--- Begin ---

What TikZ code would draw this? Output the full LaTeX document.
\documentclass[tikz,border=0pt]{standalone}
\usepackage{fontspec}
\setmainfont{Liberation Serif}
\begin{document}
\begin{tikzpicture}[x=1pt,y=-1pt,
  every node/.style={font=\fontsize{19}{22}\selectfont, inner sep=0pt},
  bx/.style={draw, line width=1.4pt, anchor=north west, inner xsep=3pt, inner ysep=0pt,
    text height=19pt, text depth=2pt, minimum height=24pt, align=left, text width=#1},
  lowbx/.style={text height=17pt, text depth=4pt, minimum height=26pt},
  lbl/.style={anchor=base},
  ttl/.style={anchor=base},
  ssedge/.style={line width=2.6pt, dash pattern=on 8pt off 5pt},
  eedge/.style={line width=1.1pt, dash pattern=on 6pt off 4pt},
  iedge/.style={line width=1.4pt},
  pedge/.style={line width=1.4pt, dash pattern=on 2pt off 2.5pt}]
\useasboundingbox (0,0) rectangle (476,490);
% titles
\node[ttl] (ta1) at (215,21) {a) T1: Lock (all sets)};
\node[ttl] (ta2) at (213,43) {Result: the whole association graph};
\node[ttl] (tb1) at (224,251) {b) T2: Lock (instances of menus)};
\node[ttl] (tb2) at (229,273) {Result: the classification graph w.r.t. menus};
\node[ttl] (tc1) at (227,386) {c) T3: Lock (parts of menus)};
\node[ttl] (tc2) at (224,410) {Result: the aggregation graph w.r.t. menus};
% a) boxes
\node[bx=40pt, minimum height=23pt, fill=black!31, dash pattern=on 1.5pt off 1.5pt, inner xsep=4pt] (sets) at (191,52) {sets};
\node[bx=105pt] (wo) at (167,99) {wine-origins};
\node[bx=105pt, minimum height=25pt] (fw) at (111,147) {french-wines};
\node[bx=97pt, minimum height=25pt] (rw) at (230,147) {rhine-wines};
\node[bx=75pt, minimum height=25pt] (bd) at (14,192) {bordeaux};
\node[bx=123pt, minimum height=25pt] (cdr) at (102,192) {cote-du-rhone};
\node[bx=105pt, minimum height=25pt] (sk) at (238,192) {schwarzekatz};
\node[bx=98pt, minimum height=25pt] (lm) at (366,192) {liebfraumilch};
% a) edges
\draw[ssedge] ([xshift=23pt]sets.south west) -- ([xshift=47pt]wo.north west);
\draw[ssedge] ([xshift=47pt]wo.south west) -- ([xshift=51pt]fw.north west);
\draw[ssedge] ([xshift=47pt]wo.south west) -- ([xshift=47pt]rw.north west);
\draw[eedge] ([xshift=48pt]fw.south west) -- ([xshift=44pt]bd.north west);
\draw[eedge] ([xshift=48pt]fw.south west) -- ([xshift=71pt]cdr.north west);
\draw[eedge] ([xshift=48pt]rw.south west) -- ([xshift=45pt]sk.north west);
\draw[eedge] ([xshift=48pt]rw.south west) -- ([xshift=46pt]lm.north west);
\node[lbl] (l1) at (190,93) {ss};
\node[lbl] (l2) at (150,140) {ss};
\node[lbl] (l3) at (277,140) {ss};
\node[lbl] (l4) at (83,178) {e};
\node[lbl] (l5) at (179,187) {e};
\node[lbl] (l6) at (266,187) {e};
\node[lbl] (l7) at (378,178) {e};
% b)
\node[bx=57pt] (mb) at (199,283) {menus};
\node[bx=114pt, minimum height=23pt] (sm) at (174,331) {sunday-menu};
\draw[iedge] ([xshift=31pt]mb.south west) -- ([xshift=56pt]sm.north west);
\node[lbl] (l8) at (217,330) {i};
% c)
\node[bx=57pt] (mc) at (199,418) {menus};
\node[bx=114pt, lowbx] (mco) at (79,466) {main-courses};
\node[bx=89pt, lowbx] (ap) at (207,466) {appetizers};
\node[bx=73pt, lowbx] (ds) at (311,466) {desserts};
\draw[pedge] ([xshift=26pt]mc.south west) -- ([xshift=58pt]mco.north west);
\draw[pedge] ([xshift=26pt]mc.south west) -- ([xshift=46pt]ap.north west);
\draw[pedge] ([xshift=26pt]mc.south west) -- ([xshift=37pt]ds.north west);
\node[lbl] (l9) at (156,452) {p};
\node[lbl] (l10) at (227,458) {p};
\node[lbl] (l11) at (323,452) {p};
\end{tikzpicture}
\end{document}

--- End ---
--- Begin ---

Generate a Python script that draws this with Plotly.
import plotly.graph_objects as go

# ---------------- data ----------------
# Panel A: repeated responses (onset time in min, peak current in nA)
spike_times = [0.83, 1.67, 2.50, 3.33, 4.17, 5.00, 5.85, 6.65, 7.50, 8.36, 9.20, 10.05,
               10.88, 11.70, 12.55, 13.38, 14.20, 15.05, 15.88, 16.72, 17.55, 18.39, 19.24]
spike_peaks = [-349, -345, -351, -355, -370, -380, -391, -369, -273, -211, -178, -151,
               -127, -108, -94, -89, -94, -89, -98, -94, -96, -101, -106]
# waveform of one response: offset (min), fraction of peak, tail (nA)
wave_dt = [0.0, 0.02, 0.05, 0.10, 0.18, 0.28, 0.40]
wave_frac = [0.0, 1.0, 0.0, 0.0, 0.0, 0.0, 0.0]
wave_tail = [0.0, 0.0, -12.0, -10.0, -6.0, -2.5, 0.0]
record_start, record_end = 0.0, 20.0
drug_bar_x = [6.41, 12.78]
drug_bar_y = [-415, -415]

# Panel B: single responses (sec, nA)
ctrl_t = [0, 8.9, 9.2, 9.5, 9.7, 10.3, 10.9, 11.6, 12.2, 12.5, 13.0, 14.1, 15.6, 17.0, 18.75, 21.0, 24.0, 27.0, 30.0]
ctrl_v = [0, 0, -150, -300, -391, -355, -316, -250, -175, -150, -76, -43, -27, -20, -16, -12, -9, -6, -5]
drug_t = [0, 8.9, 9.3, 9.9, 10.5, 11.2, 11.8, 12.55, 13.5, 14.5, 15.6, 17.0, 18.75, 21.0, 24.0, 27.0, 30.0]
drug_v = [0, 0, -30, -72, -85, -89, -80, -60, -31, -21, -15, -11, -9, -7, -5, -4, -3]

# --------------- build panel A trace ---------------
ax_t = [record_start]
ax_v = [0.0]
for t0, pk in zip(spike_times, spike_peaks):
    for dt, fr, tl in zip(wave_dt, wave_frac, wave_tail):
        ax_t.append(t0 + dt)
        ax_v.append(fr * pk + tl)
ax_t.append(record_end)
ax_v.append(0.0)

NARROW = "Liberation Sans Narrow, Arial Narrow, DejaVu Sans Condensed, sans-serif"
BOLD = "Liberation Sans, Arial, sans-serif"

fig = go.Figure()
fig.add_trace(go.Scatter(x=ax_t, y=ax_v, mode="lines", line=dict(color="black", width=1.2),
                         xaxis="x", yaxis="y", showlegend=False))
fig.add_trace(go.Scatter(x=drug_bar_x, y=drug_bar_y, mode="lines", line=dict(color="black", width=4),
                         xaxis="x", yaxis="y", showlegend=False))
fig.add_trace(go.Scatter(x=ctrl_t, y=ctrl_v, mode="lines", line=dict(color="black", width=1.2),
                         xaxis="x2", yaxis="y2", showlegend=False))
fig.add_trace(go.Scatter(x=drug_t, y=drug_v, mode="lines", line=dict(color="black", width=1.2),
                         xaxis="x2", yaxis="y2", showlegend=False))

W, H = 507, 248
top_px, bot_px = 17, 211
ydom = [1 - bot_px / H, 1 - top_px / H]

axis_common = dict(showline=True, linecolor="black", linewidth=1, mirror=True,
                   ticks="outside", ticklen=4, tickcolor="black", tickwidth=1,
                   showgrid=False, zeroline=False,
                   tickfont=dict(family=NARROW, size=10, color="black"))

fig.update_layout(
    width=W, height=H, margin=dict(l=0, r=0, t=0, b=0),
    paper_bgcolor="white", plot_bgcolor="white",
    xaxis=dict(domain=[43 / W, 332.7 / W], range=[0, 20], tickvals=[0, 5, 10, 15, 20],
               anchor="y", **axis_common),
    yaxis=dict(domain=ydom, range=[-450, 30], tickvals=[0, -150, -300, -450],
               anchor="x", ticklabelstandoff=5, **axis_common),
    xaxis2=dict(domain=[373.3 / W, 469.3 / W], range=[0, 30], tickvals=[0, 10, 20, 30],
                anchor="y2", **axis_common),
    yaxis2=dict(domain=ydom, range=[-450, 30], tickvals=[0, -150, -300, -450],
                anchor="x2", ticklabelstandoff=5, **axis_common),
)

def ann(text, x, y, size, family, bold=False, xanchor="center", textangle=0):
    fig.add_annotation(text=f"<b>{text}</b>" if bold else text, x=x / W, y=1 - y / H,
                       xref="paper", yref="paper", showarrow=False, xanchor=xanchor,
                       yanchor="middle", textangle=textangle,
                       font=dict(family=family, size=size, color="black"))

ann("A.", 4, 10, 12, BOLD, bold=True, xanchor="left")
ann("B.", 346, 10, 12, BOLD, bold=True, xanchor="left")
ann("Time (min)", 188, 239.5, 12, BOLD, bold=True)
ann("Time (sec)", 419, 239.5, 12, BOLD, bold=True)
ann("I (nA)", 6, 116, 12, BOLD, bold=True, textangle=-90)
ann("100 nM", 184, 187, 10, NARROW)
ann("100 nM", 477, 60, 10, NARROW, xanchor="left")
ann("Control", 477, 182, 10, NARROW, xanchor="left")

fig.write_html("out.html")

--- End ---
--- Begin ---

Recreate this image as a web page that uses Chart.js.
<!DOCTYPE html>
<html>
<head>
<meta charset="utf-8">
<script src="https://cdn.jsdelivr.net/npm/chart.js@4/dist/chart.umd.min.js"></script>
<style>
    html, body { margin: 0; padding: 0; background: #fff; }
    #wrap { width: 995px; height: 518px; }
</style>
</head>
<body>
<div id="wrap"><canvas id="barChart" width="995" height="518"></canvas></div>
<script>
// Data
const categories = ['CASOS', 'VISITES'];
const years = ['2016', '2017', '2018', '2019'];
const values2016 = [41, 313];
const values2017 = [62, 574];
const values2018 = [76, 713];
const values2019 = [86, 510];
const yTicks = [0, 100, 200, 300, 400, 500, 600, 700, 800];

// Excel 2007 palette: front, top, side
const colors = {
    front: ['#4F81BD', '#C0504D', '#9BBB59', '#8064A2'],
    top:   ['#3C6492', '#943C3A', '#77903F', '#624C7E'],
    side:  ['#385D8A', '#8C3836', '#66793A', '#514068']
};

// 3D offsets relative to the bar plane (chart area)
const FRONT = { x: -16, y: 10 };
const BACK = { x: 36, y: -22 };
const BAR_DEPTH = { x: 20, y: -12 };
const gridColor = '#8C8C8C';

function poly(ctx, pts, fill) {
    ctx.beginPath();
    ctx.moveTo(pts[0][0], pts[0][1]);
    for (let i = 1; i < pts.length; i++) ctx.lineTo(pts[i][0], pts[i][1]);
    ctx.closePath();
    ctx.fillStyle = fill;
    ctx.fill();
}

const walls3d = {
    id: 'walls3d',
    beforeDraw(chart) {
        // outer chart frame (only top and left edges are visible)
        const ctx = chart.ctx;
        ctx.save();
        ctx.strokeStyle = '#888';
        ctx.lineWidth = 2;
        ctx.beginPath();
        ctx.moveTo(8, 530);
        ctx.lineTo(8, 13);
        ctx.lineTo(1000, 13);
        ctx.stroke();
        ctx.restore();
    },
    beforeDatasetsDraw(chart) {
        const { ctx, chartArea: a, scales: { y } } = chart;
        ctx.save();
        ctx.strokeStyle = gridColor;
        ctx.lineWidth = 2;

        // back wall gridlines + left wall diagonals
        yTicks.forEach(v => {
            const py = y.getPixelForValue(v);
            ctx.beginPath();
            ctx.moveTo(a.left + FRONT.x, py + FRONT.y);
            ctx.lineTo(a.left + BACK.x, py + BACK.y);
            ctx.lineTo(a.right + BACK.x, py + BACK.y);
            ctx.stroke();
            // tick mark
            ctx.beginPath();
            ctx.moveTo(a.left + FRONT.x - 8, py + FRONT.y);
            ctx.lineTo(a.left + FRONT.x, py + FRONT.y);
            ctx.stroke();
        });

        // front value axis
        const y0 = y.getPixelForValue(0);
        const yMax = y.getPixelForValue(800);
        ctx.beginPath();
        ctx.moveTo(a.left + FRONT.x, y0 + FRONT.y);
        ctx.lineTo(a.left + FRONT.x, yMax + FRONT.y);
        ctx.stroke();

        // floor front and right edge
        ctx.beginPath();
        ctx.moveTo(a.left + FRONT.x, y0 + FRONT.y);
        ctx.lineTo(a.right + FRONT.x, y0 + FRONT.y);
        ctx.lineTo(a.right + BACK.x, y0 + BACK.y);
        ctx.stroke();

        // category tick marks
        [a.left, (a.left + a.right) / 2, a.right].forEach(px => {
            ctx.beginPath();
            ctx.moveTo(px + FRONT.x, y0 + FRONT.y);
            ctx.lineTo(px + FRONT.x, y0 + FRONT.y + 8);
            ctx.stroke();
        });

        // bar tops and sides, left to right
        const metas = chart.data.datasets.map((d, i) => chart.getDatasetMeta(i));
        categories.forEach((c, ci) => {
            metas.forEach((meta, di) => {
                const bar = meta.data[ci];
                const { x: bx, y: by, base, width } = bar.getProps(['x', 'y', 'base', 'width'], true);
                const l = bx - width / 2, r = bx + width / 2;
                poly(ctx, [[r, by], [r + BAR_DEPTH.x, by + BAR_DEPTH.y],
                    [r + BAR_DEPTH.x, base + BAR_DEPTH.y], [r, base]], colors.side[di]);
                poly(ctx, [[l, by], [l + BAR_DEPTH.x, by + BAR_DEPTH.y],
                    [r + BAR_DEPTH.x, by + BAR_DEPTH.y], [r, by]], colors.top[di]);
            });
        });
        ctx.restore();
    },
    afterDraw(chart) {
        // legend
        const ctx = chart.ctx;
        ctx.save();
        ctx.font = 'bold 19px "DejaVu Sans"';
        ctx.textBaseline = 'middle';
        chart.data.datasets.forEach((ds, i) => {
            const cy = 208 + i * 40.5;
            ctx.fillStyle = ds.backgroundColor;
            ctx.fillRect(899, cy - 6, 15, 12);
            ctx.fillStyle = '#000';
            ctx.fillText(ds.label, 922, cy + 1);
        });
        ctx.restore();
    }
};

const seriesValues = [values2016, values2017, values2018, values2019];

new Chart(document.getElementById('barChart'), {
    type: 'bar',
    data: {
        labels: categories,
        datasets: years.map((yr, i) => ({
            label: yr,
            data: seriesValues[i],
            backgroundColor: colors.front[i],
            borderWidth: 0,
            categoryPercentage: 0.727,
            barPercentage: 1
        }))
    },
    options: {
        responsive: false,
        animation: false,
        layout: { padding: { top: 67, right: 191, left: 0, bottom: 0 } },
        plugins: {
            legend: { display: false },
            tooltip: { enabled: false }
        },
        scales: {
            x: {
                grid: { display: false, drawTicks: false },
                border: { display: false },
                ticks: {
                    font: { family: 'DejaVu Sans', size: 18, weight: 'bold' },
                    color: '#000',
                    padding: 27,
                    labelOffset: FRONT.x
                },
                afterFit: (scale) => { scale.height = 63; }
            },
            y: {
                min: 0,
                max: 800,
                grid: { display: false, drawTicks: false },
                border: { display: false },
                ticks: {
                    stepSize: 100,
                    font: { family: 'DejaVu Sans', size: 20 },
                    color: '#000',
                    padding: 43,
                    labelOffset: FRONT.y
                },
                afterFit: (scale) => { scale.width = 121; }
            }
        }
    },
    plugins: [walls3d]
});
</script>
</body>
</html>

--- End ---

• [Work to complete]:
Look through the data above. Find each line with the string "that" and copy it.

• [Solution below]:
Generate a Python script that draws this with Plotly.
Recreate this image as a web page that uses Chart.js.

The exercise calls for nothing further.